◆ **The request**
Type out the data exactly as given. Skip any image.

◆ **Data segment**
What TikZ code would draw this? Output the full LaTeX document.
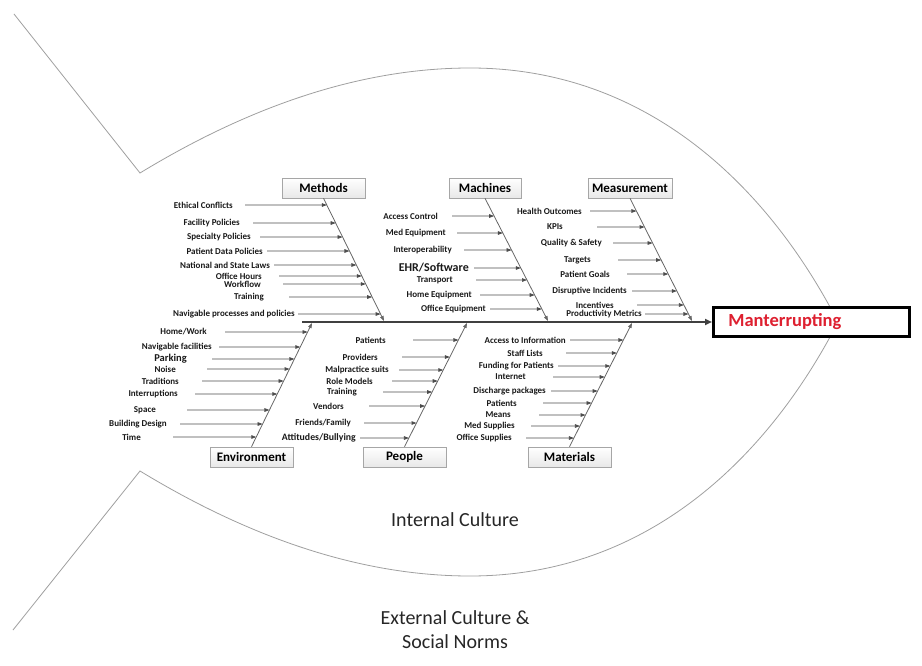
\documentclass[tikz,border=0pt]{standalone}
\usepackage{fontspec}
\setmainfont{Carlito}
\usetikzlibrary{arrows.meta, positioning, shadows}
\definecolor{headred}{RGB}{222,32,48}

\begin{document}
\begin{tikzpicture}[
  x=1pt, y=-1pt,
  outline/.style={draw=gray!75, line width=0.8pt},
  cat/.style={draw=gray!70, line width=0.6pt, top color=white, bottom color=gray!18,
              minimum width=83pt, minimum height=20pt, inner xsep=4pt, inner ysep=0pt,
              font=\fontsize{13}{13}\selectfont\bfseries,
              drop shadow={shadow xshift=1.2pt, shadow yshift=-1.2pt, opacity=0.3}},
  head/.style={draw=black, line width=2.8pt, fill=white, minimum height=29pt,
               text width=166pt, inner xsep=15pt, inner ysep=0pt, align=left,
               text=headred, font=\fontsize{18.5}{18.5}\selectfont\bfseries},
  lbl/.style={anchor=east, inner sep=0pt, text=black!90,
              font=\fontsize{9}{9.5}\selectfont\bfseries},
  rib/.style={-{Triangle[length=5pt,width=3.6pt]}, draw=black!70, line width=0.7pt},
  bone/.style={-{Triangle[length=5pt,width=3.6pt]}, draw=gray!80!black, line width=0.8pt},
  spine/.style={-{Triangle[length=7pt,width=6pt]}, draw=black!75, line width=1.8pt},
  note/.style={font=\fontsize{20}{24}\selectfont, align=center, text=black!85}
]
\useasboundingbox (0,0) rectangle (922,666);

% fish outline
\draw[outline] (14,14) -- (140,173) .. controls (260,100) and (370,68) .. (470,68)
  .. controls (650,68) and (770,190) .. (838,322)
  .. controls (770,454) and (650,576) .. (470,576)
  .. controls (370,576) and (260,544) .. (140,471) -- (13,630);

% head and spine
\node[head, anchor=west] (head) at (712,322) {Manterrupting};
\coordinate (tail) at (302,322);
\draw[spine] (tail) -- (head.west);

% categories
\node[cat] (methods) at (323.5,188) {Methods};
\node[cat, minimum width=72pt] (machines) at (485,188) {Machines};
\node[cat] (measure) at (630,188) {Measurement};
\node[cat] (environ) at (251.5,457) {Environment};
\node[cat] (people) at (404.5,457) {People};
\node[cat] (materials) at (569.5,457) {Materials};

% bones
\coordinate (mthb) at (384,321);
\coordinate (mchb) at (548,321);
\coordinate (msrb) at (692,321);
\coordinate (envb) at (312,323);
\coordinate (pplb) at (467,323);
\coordinate (matb) at (632,323);
\draw[bone] (methods.south) -- (mthb);
\draw[bone] (machines.south) -- (mchb);
\draw[bone] (measure.south) -- (msrb);
\draw[bone] (environ.north) -- (envb);
\draw[bone] (people.north) -- (pplb);
\draw[bone] (materials.north) -- (matb);

% causes: y / arrow start / label right edge / text
\foreach \y/\xs/\xl/\txt [count=\i] in {
  205/245/233/Ethical Conflicts, 223/253/240/Facility Policies,
  237/260/251/Specialty Policies, 251/267/263/Patient Data Policies,
  265/274/270/National and State Laws, 276/279/262/Office Hours,
  284/283/261/Workflow, 297/289/264/Training,
  314/298/295/Navigable processes and policies}{
  \coordinate (mths\i) at (\xs,\y);
  \node[lbl] (mthl\i) at (\xl,\y) {\txt};
  \draw[rib] (mths\i) -- (intersection of methods.south--mthb and mths\i--mthl\i);
}
\foreach \y/\xs/\xl/\txt [count=\i] in {
  216/452/438/Access Control, 233/457/446/Med Equipment,
  250/464/452/Interoperability,
  268/474/469/{\fontsize{12}{12}\selectfont EHR/Software},
  280/476/453/Transport, 295/480/472/Home Equipment,
  309/490/486/Office Equipment}{
  \coordinate (mchs\i) at (\xs,\y);
  \node[lbl] (mchl\i) at (\xl,\y) {\txt};
  \draw[rib] (mchs\i) -- (intersection of machines.south--mchb and mchs\i--mchl\i);
}
\foreach \y/\xs/\xl/\txt [count=\i] in {
  211/590/582/Health Outcomes, 227/597/563/KPIs,
  243/613/602/Quality \& Safety, 260/618/591/Targets,
  274/627/610/Patient Goals, 291/632/627/Disruptive Incidents,
  305/637/614/Incentives, 314/645/642/Productivity Metrics}{
  \coordinate (msrs\i) at (\xs,\y);
  \node[lbl] (msrl\i) at (\xl,\y) {\txt};
  \draw[rib] (msrs\i) -- (intersection of measure.south--msrb and msrs\i--msrl\i);
}
\foreach \y/\xs/\xl/\txt [count=\i] in {
  332/225/207/{Home/Work}, 347/219/212/Navigable facilities,
  359/212/187/{\fontsize{10.5}{11}\selectfont Parking},
  369/207/176/Noise, 381/202/179/Traditions,
  394/195/178/Interruptions, 410/187/156/Space,
  424/180/167/Building Design, 437/173/141/Time}{
  \coordinate (envs\i) at (\xs,\y);
  \node[lbl] (envl\i) at (\xl,\y) {\txt};
  \draw[rib] (envs\i) -- (intersection of environ.north--envb and envs\i--envl\i);
}
\foreach \y/\xs/\xl/\txt [count=\i] in {
  340/413/386/Patients, 357/402/378/Providers,
  370/399/389/Malpractice suits, 381/392/373/Role Models,
  392/383/357/Training, 406/369/344/Vendors,
  423/364/351/{Friends/Family},
  438/360/356/{\fontsize{9.8}{10}\selectfont Attitudes/Bullying}}{
  \coordinate (ppls\i) at (\xs,\y);
  \node[lbl] (ppll\i) at (\xl,\y) {\txt};
  \draw[rib] (ppls\i) -- (intersection of people.north--pplb and ppls\i--ppll\i);
}
\foreach \y/\xs/\xl/\txt [count=\i] in {
  340/570/566/Access to Information, 353/566/543/Staff Lists,
  366/558/554/Funding for Patients, 377/553/526/Internet,
  391/551/546/Discharge packages, 403/543/517/Patients,
  415/539/511/Means, 426/531/515/Med Supplies,
  438/526/512/Office Supplies}{
  \coordinate (mats\i) at (\xs,\y);
  \node[lbl] (matl\i) at (\xl,\y) {\txt};
  \draw[rib] (mats\i) -- (intersection of materials.north--matb and mats\i--matl\i);
}

% surroundings
\node[note] (inner) at (455,520) {Internal Culture};
\node[note] (outer) at (455,630) {External Culture \&\\Social Norms};
\end{tikzpicture}
\end{document}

◆ **Task answer**
What TikZ code would draw this? Output the full LaTeX document.
\documentclass[tikz,border=0pt]{standalone}
\usepackage{fontspec}
\setmainfont{Carlito}
\usetikzlibrary{arrows.meta, positioning, shadows}
\definecolor{headred}{RGB}{222,32,48}

\begin{document}
\begin{tikzpicture}[
  x=1pt, y=-1pt,
  outline/.style={draw=gray!75, line width=0.8pt},
  cat/.style={draw=gray!70, line width=0.6pt, top color=white, bottom color=gray!18,
              minimum width=83pt, minimum height=20pt, inner xsep=4pt, inner ysep=0pt,
              font=\fontsize{13}{13}\selectfont\bfseries,
              drop shadow={shadow xshift=1.2pt, shadow yshift=-1.2pt, opacity=0.3}},
  head/.style={draw=black, line width=2.8pt, fill=white, minimum height=29pt,
               text width=166pt, inner xsep=15pt, inner ysep=0pt, align=left,
               text=headred, font=\fontsize{18.5}{18.5}\selectfont\bfseries},
  lbl/.style={anchor=east, inner sep=0pt, text=black!90,
              font=\fontsize{9}{9.5}\selectfont\bfseries},
  rib/.style={-{Triangle[length=5pt,width=3.6pt]}, draw=black!70, line width=0.7pt},
  bone/.style={-{Triangle[length=5pt,width=3.6pt]}, draw=gray!80!black, line width=0.8pt},
  spine/.style={-{Triangle[length=7pt,width=6pt]}, draw=black!75, line width=1.8pt},
  note/.style={font=\fontsize{20}{24}\selectfont, align=center, text=black!85}
]
\useasboundingbox (0,0) rectangle (922,666);

% fish outline
\draw[outline] (14,14) -- (140,173) .. controls (260,100) and (370,68) .. (470,68)
  .. controls (650,68) and (770,190) .. (838,322)
  .. controls (770,454) and (650,576) .. (470,576)
  .. controls (370,576) and (260,544) .. (140,471) -- (13,630);

% head and spine
\node[head, anchor=west] (head) at (712,322) {Manterrupting};
\coordinate (tail) at (302,322);
\draw[spine] (tail) -- (head.west);

% categories
\node[cat] (methods) at (323.5,188) {Methods};
\node[cat, minimum width=72pt] (machines) at (485,188) {Machines};
\node[cat] (measure) at (630,188) {Measurement};
\node[cat] (environ) at (251.5,457) {Environment};
\node[cat] (people) at (404.5,457) {People};
\node[cat] (materials) at (569.5,457) {Materials};

% bones
\coordinate (mthb) at (384,321);
\coordinate (mchb) at (548,321);
\coordinate (msrb) at (692,321);
\coordinate (envb) at (312,323);
\coordinate (pplb) at (467,323);
\coordinate (matb) at (632,323);
\draw[bone] (methods.south) -- (mthb);
\draw[bone] (machines.south) -- (mchb);
\draw[bone] (measure.south) -- (msrb);
\draw[bone] (environ.north) -- (envb);
\draw[bone] (people.north) -- (pplb);
\draw[bone] (materials.north) -- (matb);

% causes: y / arrow start / label right edge / text
\foreach \y/\xs/\xl/\txt [count=\i] in {
  205/245/233/Ethical Conflicts, 223/253/240/Facility Policies,
  237/260/251/Specialty Policies, 251/267/263/Patient Data Policies,
  265/274/270/National and State Laws, 276/279/262/Office Hours,
  284/283/261/Workflow, 297/289/264/Training,
  314/298/295/Navigable processes and policies}{
  \coordinate (mths\i) at (\xs,\y);
  \node[lbl] (mthl\i) at (\xl,\y) {\txt};
  \draw[rib] (mths\i) -- (intersection of methods.south--mthb and mths\i--mthl\i);
}
\foreach \y/\xs/\xl/\txt [count=\i] in {
  216/452/438/Access Control, 233/457/446/Med Equipment,
  250/464/452/Interoperability,
  268/474/469/{\fontsize{12}{12}\selectfont EHR/Software},
  280/476/453/Transport, 295/480/472/Home Equipment,
  309/490/486/Office Equipment}{
  \coordinate (mchs\i) at (\xs,\y);
  \node[lbl] (mchl\i) at (\xl,\y) {\txt};
  \draw[rib] (mchs\i) -- (intersection of machines.south--mchb and mchs\i--mchl\i);
}
\foreach \y/\xs/\xl/\txt [count=\i] in {
  211/590/582/Health Outcomes, 227/597/563/KPIs,
  243/613/602/Quality \& Safety, 260/618/591/Targets,
  274/627/610/Patient Goals, 291/632/627/Disruptive Incidents,
  305/637/614/Incentives, 314/645/642/Productivity Metrics}{
  \coordinate (msrs\i) at (\xs,\y);
  \node[lbl] (msrl\i) at (\xl,\y) {\txt};
  \draw[rib] (msrs\i) -- (intersection of measure.south--msrb and msrs\i--msrl\i);
}
\foreach \y/\xs/\xl/\txt [count=\i] in {
  332/225/207/{Home/Work}, 347/219/212/Navigable facilities,
  359/212/187/{\fontsize{10.5}{11}\selectfont Parking},
  369/207/176/Noise, 381/202/179/Traditions,
  394/195/178/Interruptions, 410/187/156/Space,
  424/180/167/Building Design, 437/173/141/Time}{
  \coordinate (envs\i) at (\xs,\y);
  \node[lbl] (envl\i) at (\xl,\y) {\txt};
  \draw[rib] (envs\i) -- (intersection of environ.north--envb and envs\i--envl\i);
}
\foreach \y/\xs/\xl/\txt [count=\i] in {
  340/413/386/Patients, 357/402/378/Providers,
  370/399/389/Malpractice suits, 381/392/373/Role Models,
  392/383/357/Training, 406/369/344/Vendors,
  423/364/351/{Friends/Family},
  438/360/356/{\fontsize{9.8}{10}\selectfont Attitudes/Bullying}}{
  \coordinate (ppls\i) at (\xs,\y);
  \node[lbl] (ppll\i) at (\xl,\y) {\txt};
  \draw[rib] (ppls\i) -- (intersection of people.north--pplb and ppls\i--ppll\i);
}
\foreach \y/\xs/\xl/\txt [count=\i] in {
  340/570/566/Access to Information, 353/566/543/Staff Lists,
  366/558/554/Funding for Patients, 377/553/526/Internet,
  391/551/546/Discharge packages, 403/543/517/Patients,
  415/539/511/Means, 426/531/515/Med Supplies,
  438/526/512/Office Supplies}{
  \coordinate (mats\i) at (\xs,\y);
  \node[lbl] (matl\i) at (\xl,\y) {\txt};
  \draw[rib] (mats\i) -- (intersection of materials.north--matb and mats\i--matl\i);
}

% surroundings
\node[note] (inner) at (455,520) {Internal Culture};
\node[note] (outer) at (455,630) {External Culture \&\\Social Norms};
\end{tikzpicture}
\end{document}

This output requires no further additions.